Kebijakan demikian tidak mengurangi wibawa pemerintah pusat yang sejak awal menolak karantina wilayah, apalagi lockdown. Presiden cukup mendelegasikan kewenangan untuk melakukan karantina terbatas kepada kepala daerah.
Toh saat ini sudah ada beberapa daerah yang melakukan meski dengan penghalusan istilah seperti local lockdown, karantina terbatas, penuntupan situasional, dan lainnya.
Kedua, secara psikologis, batasan darurat dipil dan militer sangat tipis.
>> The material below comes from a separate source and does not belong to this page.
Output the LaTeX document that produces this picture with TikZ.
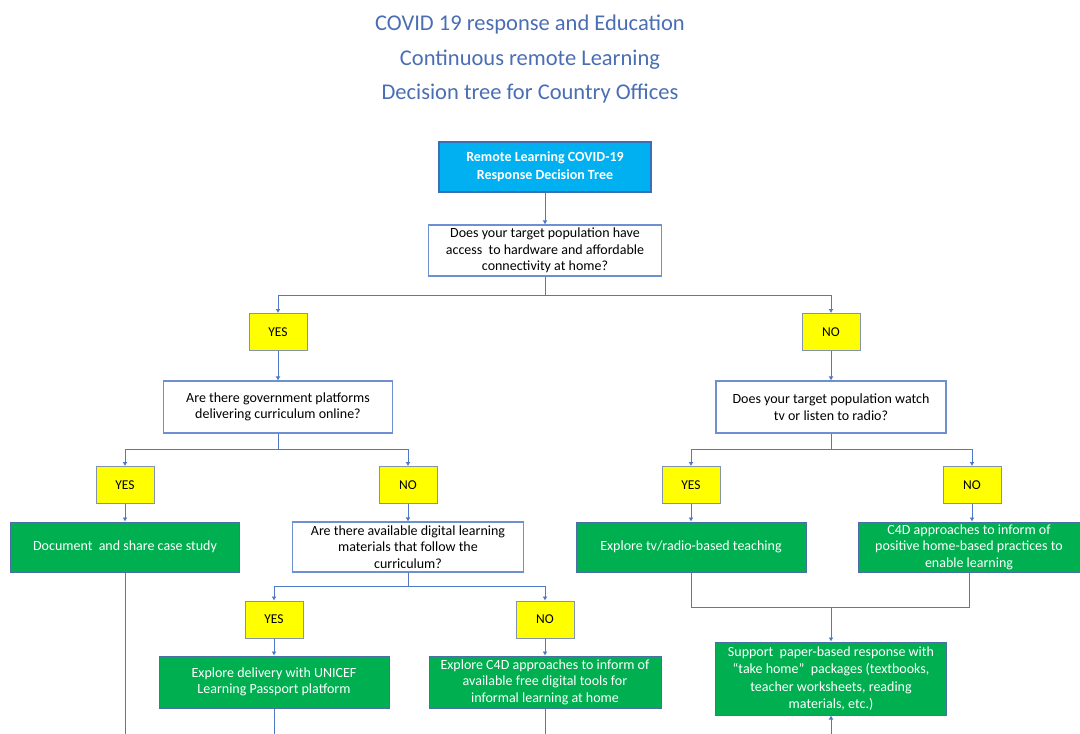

Meski kepala daerah yang akan menjadi Penguasa Darurat Sipil Daerah (PDSD) namun tidak ada jaminan Panglima Komando Daerah Militer maupun Kepala Kepolisian Daerah (untuk tingkat provinsi) mau "tunduk" kepada gubernur.
Terbuka kemungkinan Pangdam maupun Kapolda akan melakukan "operasi" sendiri karena secara umum tatanan sipil telah lumpuh atau dilumpuhkan. DPRD, lembaga swadaya masyarakat, dan lembaga publik lainnya akan dipaksa untuk "diam" dulu. Bahkan lembaga penerbitan bisa saja ditutup karena memang diperbolehkan dalam Perppu Nomor 23/Prp Tahun 1959 tentang Keadaan Bahaya yang menjadi payung hukum darurat sipil.
Kita tidak menginginkan hal itu terjadi. Kita mendesak pemerintah untuk segera menerbitkan PP untuk mengaktifkan UU Kekarantinaan Kesehatan, bukan darurat sipil.